Turnstile, by comparison, are a largely apolitical band. Whereas Crass spat lengthy tirades about Margaret Thatcher and fought for a feminist future, Turnstile singer Brendan Yates writes vignettes about overcoming dejection and turns nonconfrontational refrains like “I need a little TLC” into hooks. But both bands share a DIY ethos: the belief that communal self-determination is the root of broader change. To watch Turnstile’s evolution over the past 15 years has been to watch them embrace what it means to be yourself. Nonstop Feeling angled it as an enticing alternative in the youth scene, while Time & Space found catharsis in introspective self-growth. Then came 2021’s Glow On, which uncorked how liberating it feels to enter adulthood with self-assurance and understanding, its stadium-worthy riffs courting the masses alongside go-go beats and fluttering synths.

Four years later, Yates realizes maintaining that mentality is just as difficult as reaching it in the first place. “Running from yourself now/Can’t hear what you’re told,” he admits at the opening of NEVER ENOUGH, Turnstile’s new album. The 35-year-old singer is downtrodden, to put it lightly, and nursing a broken heart. Though Yates holds narrative at a distance, opting to focus on emotion, time is constantly slipping through the hourglass: “24 hours ain’t the day it used to be,” “Time is happening devastatingly,” “Days into years holding out.” Yates delivers the anxious words with the gusto of someone granted several extra decades to live. That’s generally how it goes with age: As time speeds up, so does our determination to spend it more authentically.
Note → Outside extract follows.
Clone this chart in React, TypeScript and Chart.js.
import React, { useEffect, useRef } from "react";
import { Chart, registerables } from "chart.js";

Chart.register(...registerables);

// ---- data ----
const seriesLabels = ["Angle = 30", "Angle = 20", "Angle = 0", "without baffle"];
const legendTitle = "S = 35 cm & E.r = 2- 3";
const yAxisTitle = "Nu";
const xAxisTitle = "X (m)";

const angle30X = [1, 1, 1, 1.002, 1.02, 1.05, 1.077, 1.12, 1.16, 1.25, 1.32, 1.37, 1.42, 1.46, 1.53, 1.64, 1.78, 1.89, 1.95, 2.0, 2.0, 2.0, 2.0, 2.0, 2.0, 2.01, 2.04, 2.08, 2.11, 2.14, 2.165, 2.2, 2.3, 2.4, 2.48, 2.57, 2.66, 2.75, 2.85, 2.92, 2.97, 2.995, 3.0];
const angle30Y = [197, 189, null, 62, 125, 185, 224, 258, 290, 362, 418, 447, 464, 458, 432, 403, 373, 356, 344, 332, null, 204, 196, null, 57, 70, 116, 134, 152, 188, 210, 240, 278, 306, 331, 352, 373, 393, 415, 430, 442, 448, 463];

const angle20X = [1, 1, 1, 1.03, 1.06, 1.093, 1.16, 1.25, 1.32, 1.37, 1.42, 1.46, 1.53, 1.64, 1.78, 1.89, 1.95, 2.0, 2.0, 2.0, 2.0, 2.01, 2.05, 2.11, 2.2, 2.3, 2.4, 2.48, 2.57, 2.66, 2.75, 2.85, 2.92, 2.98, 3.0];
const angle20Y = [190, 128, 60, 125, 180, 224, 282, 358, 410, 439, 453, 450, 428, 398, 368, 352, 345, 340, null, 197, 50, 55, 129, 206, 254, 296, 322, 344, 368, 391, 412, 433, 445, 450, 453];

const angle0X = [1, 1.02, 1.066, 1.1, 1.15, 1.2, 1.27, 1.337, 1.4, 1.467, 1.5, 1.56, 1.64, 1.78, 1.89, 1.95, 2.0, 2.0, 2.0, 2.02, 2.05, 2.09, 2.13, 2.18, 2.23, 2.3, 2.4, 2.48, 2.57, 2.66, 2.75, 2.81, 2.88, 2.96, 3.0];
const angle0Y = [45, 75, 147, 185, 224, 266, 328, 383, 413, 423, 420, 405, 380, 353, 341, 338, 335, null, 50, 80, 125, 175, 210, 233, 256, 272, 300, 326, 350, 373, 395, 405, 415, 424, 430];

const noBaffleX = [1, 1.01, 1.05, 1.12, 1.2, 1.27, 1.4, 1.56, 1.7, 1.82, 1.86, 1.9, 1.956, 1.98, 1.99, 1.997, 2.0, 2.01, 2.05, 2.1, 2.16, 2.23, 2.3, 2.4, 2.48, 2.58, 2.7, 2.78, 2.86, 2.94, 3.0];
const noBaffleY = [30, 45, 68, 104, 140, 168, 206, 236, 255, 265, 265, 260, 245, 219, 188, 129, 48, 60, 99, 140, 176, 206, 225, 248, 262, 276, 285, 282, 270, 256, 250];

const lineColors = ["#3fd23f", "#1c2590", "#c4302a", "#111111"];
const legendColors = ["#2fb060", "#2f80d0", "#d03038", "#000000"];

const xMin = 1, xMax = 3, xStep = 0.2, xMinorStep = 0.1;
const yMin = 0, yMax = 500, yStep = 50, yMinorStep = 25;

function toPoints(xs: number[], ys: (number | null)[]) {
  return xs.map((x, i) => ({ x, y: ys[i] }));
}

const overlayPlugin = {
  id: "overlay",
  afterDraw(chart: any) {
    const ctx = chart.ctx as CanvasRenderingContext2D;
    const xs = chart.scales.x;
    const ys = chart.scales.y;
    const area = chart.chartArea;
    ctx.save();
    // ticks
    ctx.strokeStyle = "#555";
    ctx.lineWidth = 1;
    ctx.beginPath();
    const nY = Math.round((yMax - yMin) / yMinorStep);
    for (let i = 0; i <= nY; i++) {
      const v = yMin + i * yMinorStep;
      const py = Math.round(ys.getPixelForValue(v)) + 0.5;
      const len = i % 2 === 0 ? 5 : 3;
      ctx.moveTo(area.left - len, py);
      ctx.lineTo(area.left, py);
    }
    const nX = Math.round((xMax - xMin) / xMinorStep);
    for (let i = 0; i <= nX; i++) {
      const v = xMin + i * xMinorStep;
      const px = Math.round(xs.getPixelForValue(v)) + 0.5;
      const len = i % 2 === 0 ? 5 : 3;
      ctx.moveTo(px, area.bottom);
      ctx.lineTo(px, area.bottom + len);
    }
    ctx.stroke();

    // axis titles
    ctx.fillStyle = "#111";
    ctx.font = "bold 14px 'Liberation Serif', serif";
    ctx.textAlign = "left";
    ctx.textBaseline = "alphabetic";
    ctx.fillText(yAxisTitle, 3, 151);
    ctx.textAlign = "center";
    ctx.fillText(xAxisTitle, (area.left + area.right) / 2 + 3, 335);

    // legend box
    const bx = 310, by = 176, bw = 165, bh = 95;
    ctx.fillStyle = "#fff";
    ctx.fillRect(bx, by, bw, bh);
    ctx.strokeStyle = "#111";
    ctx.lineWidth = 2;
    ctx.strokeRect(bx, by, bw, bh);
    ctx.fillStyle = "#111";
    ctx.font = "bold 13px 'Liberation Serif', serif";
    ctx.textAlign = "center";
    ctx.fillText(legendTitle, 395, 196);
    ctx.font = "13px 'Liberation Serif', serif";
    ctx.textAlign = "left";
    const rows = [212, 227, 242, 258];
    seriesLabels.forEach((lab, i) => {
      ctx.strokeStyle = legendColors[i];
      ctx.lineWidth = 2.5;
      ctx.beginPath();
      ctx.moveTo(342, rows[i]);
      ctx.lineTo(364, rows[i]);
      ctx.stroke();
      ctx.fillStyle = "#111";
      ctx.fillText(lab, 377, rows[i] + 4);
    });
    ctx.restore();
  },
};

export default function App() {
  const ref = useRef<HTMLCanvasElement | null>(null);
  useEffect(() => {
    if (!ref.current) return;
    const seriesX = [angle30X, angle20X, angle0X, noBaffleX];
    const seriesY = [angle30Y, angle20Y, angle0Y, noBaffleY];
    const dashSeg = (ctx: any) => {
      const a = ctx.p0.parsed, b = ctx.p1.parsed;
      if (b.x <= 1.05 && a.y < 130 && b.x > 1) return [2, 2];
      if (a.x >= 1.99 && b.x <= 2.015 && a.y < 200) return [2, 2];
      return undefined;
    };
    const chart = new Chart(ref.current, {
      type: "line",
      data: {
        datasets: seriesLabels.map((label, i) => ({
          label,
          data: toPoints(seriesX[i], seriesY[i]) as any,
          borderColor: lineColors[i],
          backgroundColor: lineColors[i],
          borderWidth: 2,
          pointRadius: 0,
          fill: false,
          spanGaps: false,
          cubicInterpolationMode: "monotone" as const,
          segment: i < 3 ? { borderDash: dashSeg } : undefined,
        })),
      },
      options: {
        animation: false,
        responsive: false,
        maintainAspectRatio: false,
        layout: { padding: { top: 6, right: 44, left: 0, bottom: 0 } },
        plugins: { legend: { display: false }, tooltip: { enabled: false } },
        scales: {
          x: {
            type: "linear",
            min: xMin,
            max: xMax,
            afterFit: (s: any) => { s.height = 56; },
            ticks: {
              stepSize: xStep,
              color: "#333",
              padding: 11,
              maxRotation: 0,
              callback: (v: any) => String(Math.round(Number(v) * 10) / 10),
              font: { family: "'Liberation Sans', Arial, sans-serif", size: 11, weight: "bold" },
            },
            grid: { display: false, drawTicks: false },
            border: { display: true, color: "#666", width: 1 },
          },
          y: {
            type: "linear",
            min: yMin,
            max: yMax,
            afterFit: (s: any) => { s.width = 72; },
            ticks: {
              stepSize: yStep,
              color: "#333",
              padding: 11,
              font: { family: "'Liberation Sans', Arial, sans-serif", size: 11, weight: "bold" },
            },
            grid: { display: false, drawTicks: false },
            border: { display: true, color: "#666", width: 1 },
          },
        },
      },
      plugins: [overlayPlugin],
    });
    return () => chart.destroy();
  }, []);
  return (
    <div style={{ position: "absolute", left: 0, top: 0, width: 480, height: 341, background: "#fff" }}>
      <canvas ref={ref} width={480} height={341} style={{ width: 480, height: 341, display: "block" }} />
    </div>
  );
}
Turnstile experiment more freely than ever on Never Enough. They incorporate Glow On’s pop sheen to revitalize a period of ’80s nostalgia when punk bands softened into radio rock. “Light Design” merges now-classic Turnstile rhythms with the Police’s pedalboards and cool-toned synths. “I Care” goes even further; drummer Daniel Fang finds levity in bulbous drumrolls and gated reverb like Stewart Copeland, and when Yates pushes into a higher register, he passes for an Americanized Sting. Franz Lyons’ spry bassline and Pat McCrory’s echoing guitar in “Seein’ Stars” could retroactively slot into Zenyatta Mondatta. Most impressive is how comfortable Turnstile sound in this attire.